The methodology employed in the development of QuAP is robust, integrating a hybrid retrieval system with procedural audio synthesis and an intelligent parameter assistant. The use of MobileNet for audio embeddings and the feature-driven bottleneck framework for optimizing synthesis parameters demonstrates a thoughtful approach to addressing the challenges in sound design workflows. However, the paper could benefit from a more detailed description of the implementation specifics and the exact parameters used in the optimization process.
The experimental evaluation is well-structured, utilizing a MUSHRA subjective evaluation to assess the quality of the synthesized audio and an ablation study to compare encoder architectures. The results indicate statistically significant improvements in sound quality for most models, which supports the effectiveness of the proposed system. However, the relatively small sample size in the user evaluation (16 participants) may limit the generalizability of the findings.
While the paper provides a project URL and mentions the use of established datasets and frameworks, it lacks detailed implementation instructions or code availability, which could hinder reproducibility. More explicit documentation on the setup and execution of experiments would enhance this aspect.
The study acknowledges limitations, particularly in the synthesis quality of certain models (e.g., Rocket and Jet) and the narrow scope of sound categories supported by QuAP. The reliance on subjective evaluations may also introduce biases, and the tool's performance in real-world scenarios remains to be fully validated.

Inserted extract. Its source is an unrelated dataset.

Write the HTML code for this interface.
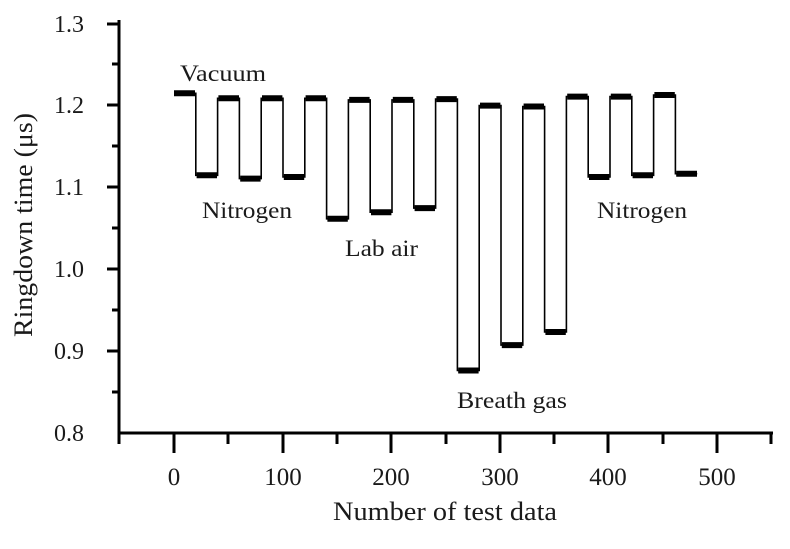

QuAP has the potential to significantly impact sound design practices by streamlining workflows and enhancing creative exploration. By unifying retrieval and synthesis, it could facilitate more efficient sound design processes across various industries, including film, gaming, and music production. The focus on maintaining creative agency while providing intelligent assistance is particularly relevant in the context of increasing automation in creative fields. The main contribution of this paper is the introduction of QuAP, a prototype system that integrates content-based audio retrieval and procedural sound generation, thereby addressing the fragmentation in current sound design workflows. This work represents a significant advancement in audio processing, combining innovative methodologies with practical applications, and highlights the importance of user-centered design in the development of creative tools.